Data block
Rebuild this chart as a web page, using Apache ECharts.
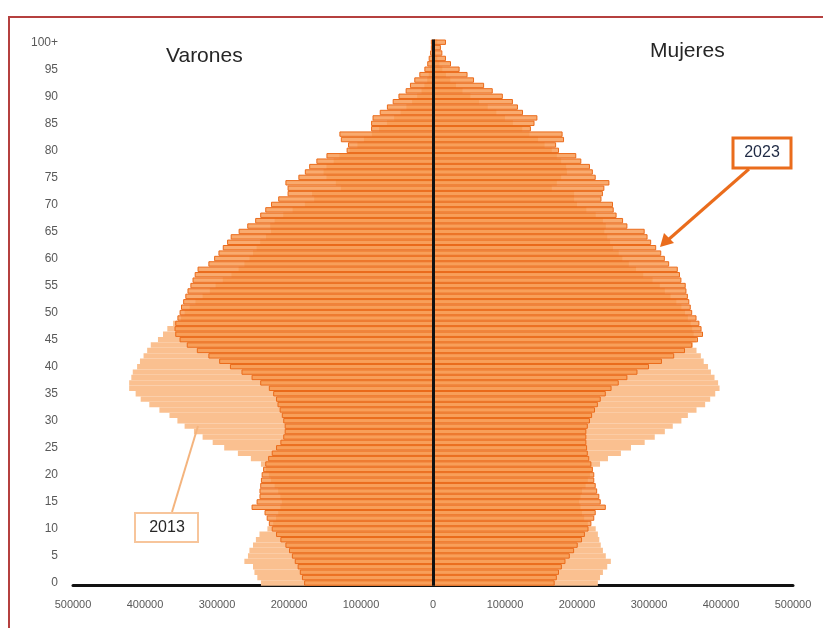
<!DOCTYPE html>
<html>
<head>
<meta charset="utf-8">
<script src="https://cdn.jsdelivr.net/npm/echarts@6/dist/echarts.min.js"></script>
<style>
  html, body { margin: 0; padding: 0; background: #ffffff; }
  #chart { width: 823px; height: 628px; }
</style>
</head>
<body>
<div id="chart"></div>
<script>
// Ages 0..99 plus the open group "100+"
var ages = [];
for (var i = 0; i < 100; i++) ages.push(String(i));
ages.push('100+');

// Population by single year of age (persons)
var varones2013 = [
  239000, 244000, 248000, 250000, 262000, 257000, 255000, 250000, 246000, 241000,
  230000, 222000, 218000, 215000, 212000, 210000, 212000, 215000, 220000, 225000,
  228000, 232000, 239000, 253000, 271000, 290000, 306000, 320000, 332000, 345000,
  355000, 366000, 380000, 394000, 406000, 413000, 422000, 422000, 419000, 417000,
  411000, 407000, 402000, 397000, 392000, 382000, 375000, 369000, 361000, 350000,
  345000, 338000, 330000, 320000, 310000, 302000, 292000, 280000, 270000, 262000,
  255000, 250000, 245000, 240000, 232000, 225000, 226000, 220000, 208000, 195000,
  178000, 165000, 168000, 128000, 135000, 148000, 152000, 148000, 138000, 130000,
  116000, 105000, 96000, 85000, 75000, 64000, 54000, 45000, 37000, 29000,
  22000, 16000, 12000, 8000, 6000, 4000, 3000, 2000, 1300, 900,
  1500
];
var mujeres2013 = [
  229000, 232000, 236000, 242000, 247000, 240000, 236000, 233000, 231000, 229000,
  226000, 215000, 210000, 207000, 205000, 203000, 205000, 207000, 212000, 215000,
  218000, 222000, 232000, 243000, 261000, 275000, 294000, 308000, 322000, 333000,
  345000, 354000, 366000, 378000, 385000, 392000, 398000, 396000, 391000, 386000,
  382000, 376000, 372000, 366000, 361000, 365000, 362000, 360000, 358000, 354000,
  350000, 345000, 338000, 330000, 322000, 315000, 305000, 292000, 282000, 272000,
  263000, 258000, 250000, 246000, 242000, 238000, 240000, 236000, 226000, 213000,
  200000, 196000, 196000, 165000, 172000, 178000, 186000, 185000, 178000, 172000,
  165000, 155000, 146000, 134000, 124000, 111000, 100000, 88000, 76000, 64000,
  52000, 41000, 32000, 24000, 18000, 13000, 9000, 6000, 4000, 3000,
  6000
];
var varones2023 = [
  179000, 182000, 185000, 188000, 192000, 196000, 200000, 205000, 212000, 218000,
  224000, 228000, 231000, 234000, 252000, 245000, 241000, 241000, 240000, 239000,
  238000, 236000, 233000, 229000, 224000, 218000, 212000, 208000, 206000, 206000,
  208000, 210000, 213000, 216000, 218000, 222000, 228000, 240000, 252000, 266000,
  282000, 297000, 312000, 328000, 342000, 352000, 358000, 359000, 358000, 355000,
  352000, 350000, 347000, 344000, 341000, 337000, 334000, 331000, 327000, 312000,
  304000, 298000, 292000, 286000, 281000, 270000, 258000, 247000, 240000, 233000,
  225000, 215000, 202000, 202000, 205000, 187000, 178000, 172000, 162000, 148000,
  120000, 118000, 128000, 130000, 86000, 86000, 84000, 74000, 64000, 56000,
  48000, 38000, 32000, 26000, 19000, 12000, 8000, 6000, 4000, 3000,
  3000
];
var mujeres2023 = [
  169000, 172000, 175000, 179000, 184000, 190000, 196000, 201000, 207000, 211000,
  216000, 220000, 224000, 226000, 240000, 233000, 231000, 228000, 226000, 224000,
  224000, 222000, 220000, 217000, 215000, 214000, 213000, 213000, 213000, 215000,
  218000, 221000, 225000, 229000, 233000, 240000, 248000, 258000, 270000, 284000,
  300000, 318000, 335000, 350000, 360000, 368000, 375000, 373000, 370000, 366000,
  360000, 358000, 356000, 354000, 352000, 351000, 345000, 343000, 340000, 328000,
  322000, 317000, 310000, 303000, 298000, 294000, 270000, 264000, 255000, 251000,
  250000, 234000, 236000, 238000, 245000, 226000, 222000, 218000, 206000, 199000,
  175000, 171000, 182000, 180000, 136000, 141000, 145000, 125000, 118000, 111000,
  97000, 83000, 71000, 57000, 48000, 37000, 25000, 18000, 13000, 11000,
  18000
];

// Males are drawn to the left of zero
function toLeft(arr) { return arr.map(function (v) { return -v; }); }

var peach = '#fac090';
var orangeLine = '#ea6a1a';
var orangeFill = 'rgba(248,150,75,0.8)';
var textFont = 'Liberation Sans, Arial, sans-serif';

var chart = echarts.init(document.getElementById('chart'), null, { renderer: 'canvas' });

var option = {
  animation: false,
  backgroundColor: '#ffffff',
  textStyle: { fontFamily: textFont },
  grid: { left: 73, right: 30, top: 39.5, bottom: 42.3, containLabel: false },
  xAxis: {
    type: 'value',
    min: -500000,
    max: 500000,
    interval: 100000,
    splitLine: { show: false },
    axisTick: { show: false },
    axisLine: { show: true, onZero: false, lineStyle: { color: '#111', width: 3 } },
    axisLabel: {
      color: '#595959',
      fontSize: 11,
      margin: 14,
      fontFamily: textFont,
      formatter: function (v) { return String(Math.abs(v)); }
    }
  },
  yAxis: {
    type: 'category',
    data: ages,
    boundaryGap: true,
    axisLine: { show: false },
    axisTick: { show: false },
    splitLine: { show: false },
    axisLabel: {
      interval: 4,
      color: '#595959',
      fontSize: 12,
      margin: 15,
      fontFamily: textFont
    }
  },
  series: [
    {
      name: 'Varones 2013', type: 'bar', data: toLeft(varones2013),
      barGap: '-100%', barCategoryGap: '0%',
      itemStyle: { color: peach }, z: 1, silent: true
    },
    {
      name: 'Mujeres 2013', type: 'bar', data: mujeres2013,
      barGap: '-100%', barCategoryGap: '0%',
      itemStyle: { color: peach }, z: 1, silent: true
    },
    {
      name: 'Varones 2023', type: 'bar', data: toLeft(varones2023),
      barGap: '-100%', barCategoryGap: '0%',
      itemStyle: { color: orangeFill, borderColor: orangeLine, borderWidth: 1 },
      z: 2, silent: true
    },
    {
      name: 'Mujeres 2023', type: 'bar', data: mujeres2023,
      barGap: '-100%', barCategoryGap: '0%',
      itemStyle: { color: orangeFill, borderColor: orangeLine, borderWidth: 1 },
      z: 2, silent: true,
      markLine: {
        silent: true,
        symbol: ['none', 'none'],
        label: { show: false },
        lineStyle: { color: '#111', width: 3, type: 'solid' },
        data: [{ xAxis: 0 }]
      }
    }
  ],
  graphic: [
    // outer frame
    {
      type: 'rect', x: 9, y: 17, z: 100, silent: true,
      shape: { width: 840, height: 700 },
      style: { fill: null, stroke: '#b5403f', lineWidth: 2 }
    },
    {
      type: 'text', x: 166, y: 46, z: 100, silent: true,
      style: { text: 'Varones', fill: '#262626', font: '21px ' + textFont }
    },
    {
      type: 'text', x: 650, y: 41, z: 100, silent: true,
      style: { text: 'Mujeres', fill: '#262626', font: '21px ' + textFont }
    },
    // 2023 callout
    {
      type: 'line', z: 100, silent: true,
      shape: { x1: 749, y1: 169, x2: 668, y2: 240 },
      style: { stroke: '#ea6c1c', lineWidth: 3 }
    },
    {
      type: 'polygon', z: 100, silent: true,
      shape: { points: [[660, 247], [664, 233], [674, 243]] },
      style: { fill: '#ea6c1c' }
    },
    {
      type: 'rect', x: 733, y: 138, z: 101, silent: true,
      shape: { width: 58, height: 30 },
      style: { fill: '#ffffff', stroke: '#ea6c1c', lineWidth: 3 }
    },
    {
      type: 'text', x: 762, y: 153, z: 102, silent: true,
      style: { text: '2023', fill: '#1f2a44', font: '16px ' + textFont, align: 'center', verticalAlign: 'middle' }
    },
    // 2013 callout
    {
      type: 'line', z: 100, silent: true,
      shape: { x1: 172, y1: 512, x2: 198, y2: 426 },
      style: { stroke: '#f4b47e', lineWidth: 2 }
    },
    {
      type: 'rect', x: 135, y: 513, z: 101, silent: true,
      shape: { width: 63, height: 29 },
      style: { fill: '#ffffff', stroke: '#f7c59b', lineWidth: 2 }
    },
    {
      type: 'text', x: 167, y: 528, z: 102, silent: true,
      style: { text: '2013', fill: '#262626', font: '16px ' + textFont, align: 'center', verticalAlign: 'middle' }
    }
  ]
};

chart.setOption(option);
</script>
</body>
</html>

What you should do
Up to and including the line with "ages.push('100+');", copy the data above from its first line. Skip pictures.

Solution
Rebuild this chart as a web page, using Apache ECharts.
<!DOCTYPE html>
<html>
<head>
<meta charset="utf-8">
<script src="https://cdn.jsdelivr.net/npm/echarts@6/dist/echarts.min.js"></script>
<style>
  html, body { margin: 0; padding: 0; background: #ffffff; }
  #chart { width: 823px; height: 628px; }
</style>
</head>
<body>
<div id="chart"></div>
<script>
// Ages 0..99 plus the open group "100+"
var ages = [];
for (var i = 0; i < 100; i++) ages.push(String(i));
ages.push('100+');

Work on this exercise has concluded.